4. Sound – this one isn’t so hard. It involves more on the word choice of the author and the syllable count of his/her words. I’m not specifically noting on iambic pentameter, even just on normal lines we tend to have ignored. It’s the use of words that complements each other. For example, if you’ve noticed that your poem has drawn up the imagery of spring, still matching up with the content of your poem, its more preferable not to use words that wouldn’t match with what you already have, words such as “knife”, etc. Or when you use adjectives to describe something… “his treacherous death” SOUNDS scarier or more believable than “his wicked death”. Sorry for the lame example, but to summarize it, the sound of a word should complement its use. If you want to describe soft skin, use “supple” for example instead of “ductile”. Supple sounds definitely “softer” than the latter.

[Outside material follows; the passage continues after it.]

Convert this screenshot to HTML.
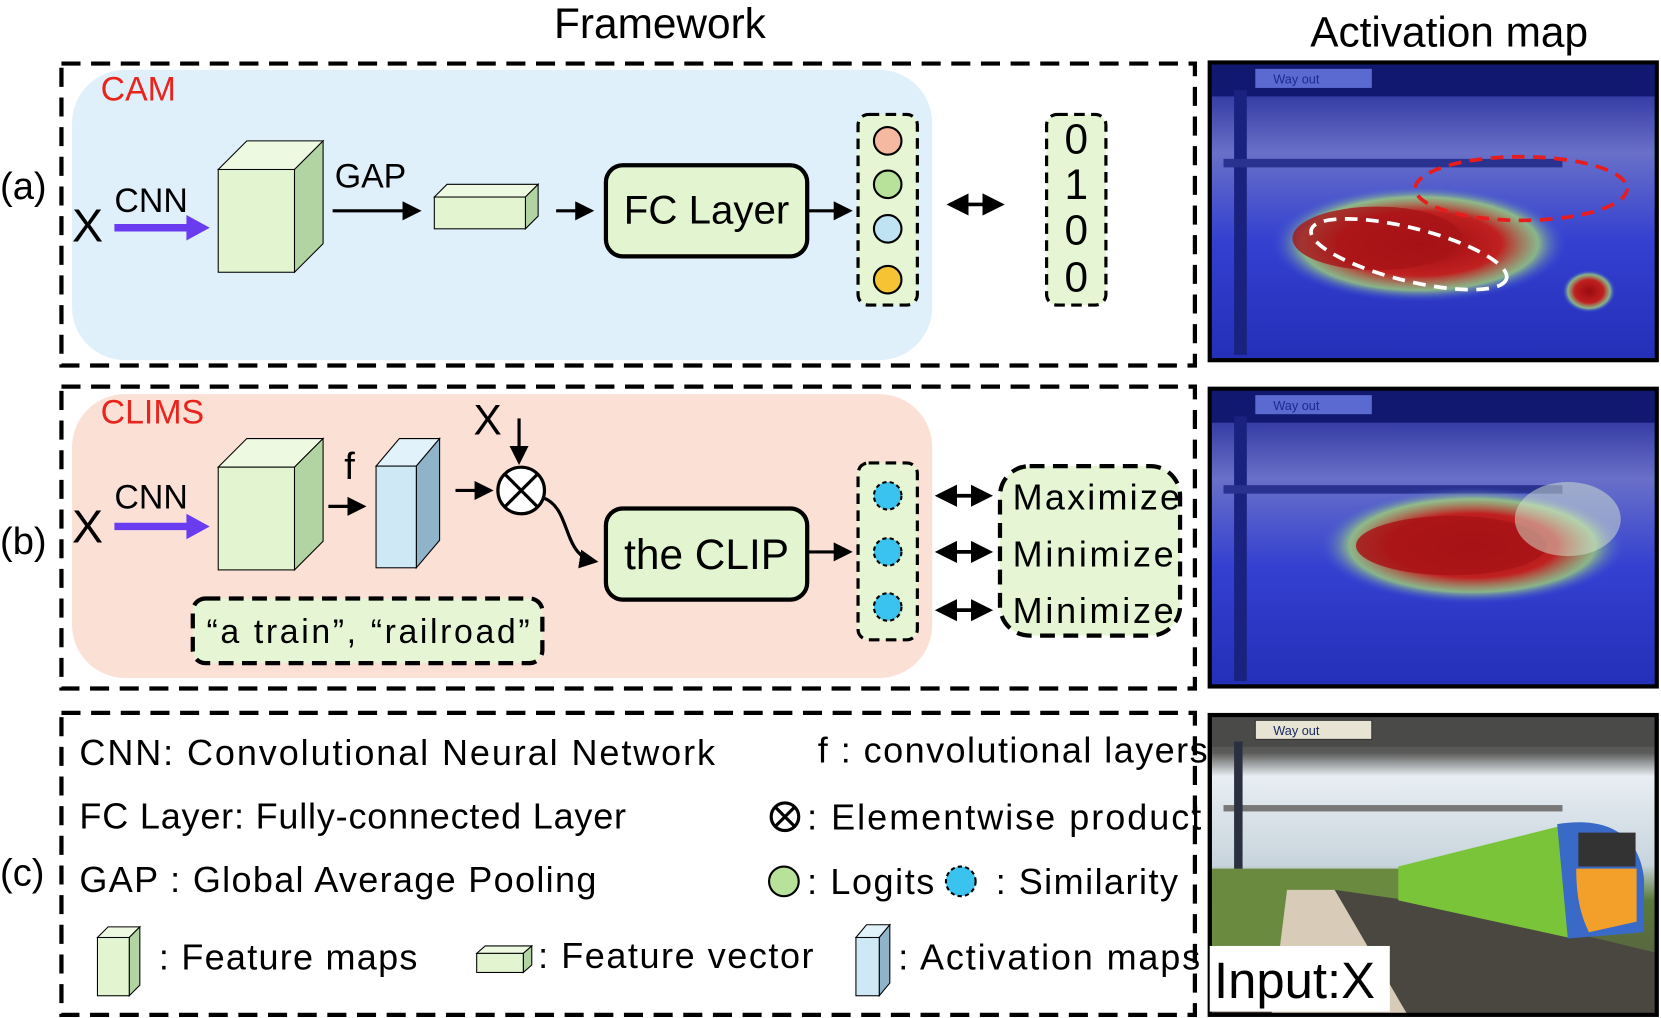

5. Tone – Finally, this is the voice of the persona (not the author). It carries the heavy loads of everything about the persona. You know through the tone of the poem the persona’s emotion/mood, is he mad or sad or in between? You know the persona’s age as well, through the word choice. – that’s important since I notice a lot in this site that uses heavy metaphor yet the persona is just a 15 year old teenager contemplating suicide because her boyfriend left her. Now first of all, yeah the content is messed up, but the point is, if the persona “sounds” so sophisticated with her use of words, then it doesn’t match up the content. The tone is very important because the reader finds with it the whole purpose of the poem. A poem may appear like a love poem yet the tone is a bit angst, then if you look deeper in the poem you realize its not a love poem about this person, but a love poem about someone new- thus you realize the persona wrote the poem to his cheating wife, and thus the love poem is about an affair with another woman to get back on his wife… but the reader felt strong a metaphysical connection with the love poem, proving how strong the author has placed the reader.

I can go on and on with this but I believe I can leave it here. Now I noticed I used the word “responsibility” more frequent, than “opportunity” and its true. The author may have the poetic license to ignore all these components and deal with writing a poem their own “unique” way, but it doesn’t seem like a good exercise is it? Be proud if you have written a complete poem because such of those are rare. Poetry, to me, is above the literature pyramid. If you aspire to be a writer some day, you must take care of your poem as if it were a child. Breathe in your poem. If you fail, learn from those mistakes, don’t apologize to the reader, apologize to your poem.

Good luck everyone and thank you for reading this far. : )



p.s to whoever moderator reading this. I'm sorry if there's a lot of funny characters. I'm sure there's a bunch, I did this in word, If you'd want me to re-edit them, just send the piece with the funny characters back to me and I'd edit them out myself. haha Peace and good day!